▸ WHAT TO PRODUCE:
Transcribe the listing in full, excluding any pictures.

(Records with drawing code)
+++++

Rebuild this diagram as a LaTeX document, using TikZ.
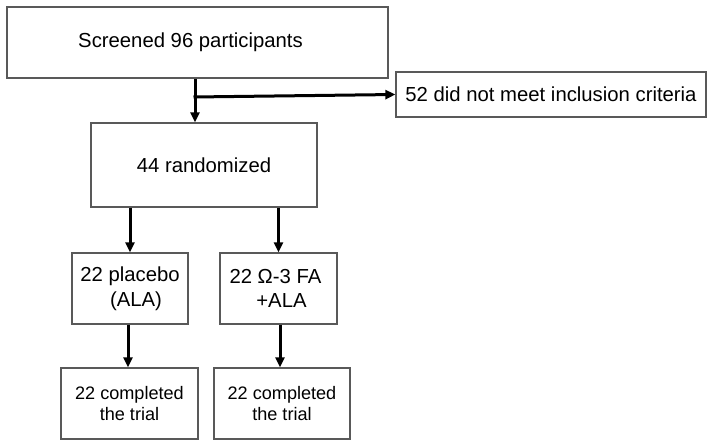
\documentclass[tikz,border=0pt]{standalone}
\usepackage{fontspec}
\setmainfont{Liberation Sans}
\usetikzlibrary{arrows.meta,calc}
\begin{document}
\begin{tikzpicture}[x=1pt,y=-1pt,
  box/.style={draw=black!65,line width=1.2pt,inner sep=0pt,align=center,
    font=\fontsize{20.3}{24.5}\selectfont},
  smallbox/.style={box,font=\fontsize{18.1}{20.8}\selectfont},
  arr/.style={line width=3pt,-{Triangle[length=10pt,width=9pt]}}]
\useasboundingbox (0,0) rectangle (711,447);
\node[box,minimum width=381,minimum height=71] (scr) at (197.5,42.5) {\hspace*{-14pt}Screened 96 participants};
\node[box,minimum width=310,minimum height=45] (exc) at (551,94.5) {52 did not meet inclusion criteria};
\node[box,minimum width=226,minimum height=84] (ran) at (204,165) {44 randomized};
\node[box,minimum width=116,minimum height=71] (pla) at (130,288.5) {22 placebo\\\hspace*{12pt}(ALA)};
\node[box,minimum width=117,minimum height=71] (ome) at (278.5,288.5) {\hspace*{-6pt}22 Ω-3 FA\\\hspace*{6pt}+ALA};
\node[smallbox,minimum width=137,minimum height=71] (cpl) at (129.5,403.5) {22 completed\\the trial};
\node[smallbox,minimum width=136,minimum height=71] (cpo) at (282,403.5) {22 completed\\the trial};
\coordinate (j) at (195,97);
\draw[arr] (scr.south -| j) -- (ran.north -| j);
\draw[arr] ([xshift=-1.5pt]j) -- (exc.west);
\draw[arr] (ran.south -| pla.north) -- (pla.north);
\draw[arr] (ran.south -| ome.north) -- (ome.north);
\draw[arr] ([xshift=-2pt]pla.south) -- ([xshift=-2pt]cpl.north -| pla.south);
\draw[arr] ([xshift=1.5pt]ome.south) -- ([xshift=1.5pt]cpo.north -| ome.south);
\end{tikzpicture}
\end{document}
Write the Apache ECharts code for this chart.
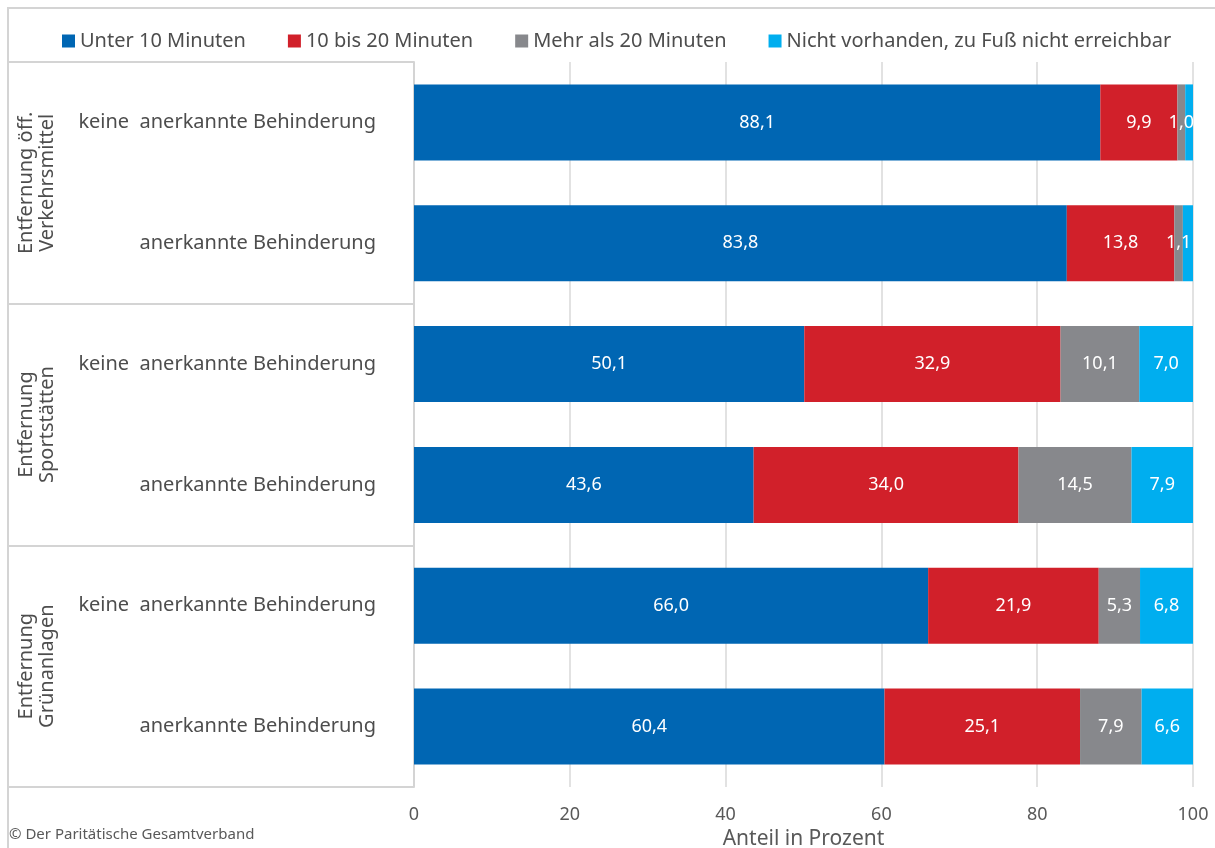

+++++

▸ WRITTEN REPLY:
Rebuild this diagram as a LaTeX document, using TikZ.
\documentclass[tikz,border=0pt]{standalone}
\usepackage{fontspec}
\setmainfont{Liberation Sans}
\usetikzlibrary{arrows.meta,calc}
\begin{document}
\begin{tikzpicture}[x=1pt,y=-1pt,
  box/.style={draw=black!65,line width=1.2pt,inner sep=0pt,align=center,
    font=\fontsize{20.3}{24.5}\selectfont},
  smallbox/.style={box,font=\fontsize{18.1}{20.8}\selectfont},
  arr/.style={line width=3pt,-{Triangle[length=10pt,width=9pt]}}]
\useasboundingbox (0,0) rectangle (711,447);
\node[box,minimum width=381,minimum height=71] (scr) at (197.5,42.5) {\hspace*{-14pt}Screened 96 participants};
\node[box,minimum width=310,minimum height=45] (exc) at (551,94.5) {52 did not meet inclusion criteria};
\node[box,minimum width=226,minimum height=84] (ran) at (204,165) {44 randomized};
\node[box,minimum width=116,minimum height=71] (pla) at (130,288.5) {22 placebo\\\hspace*{12pt}(ALA)};
\node[box,minimum width=117,minimum height=71] (ome) at (278.5,288.5) {\hspace*{-6pt}22 Ω-3 FA\\\hspace*{6pt}+ALA};
\node[smallbox,minimum width=137,minimum height=71] (cpl) at (129.5,403.5) {22 completed\\the trial};
\node[smallbox,minimum width=136,minimum height=71] (cpo) at (282,403.5) {22 completed\\the trial};
\coordinate (j) at (195,97);
\draw[arr] (scr.south -| j) -- (ran.north -| j);
\draw[arr] ([xshift=-1.5pt]j) -- (exc.west);
\draw[arr] (ran.south -| pla.north) -- (pla.north);
\draw[arr] (ran.south -| ome.north) -- (ome.north);
\draw[arr] ([xshift=-2pt]pla.south) -- ([xshift=-2pt]cpl.north -| pla.south);
\draw[arr] ([xshift=1.5pt]ome.south) -- ([xshift=1.5pt]cpo.north -| ome.south);
\end{tikzpicture}
\end{document}
Write the Apache ECharts code for this chart.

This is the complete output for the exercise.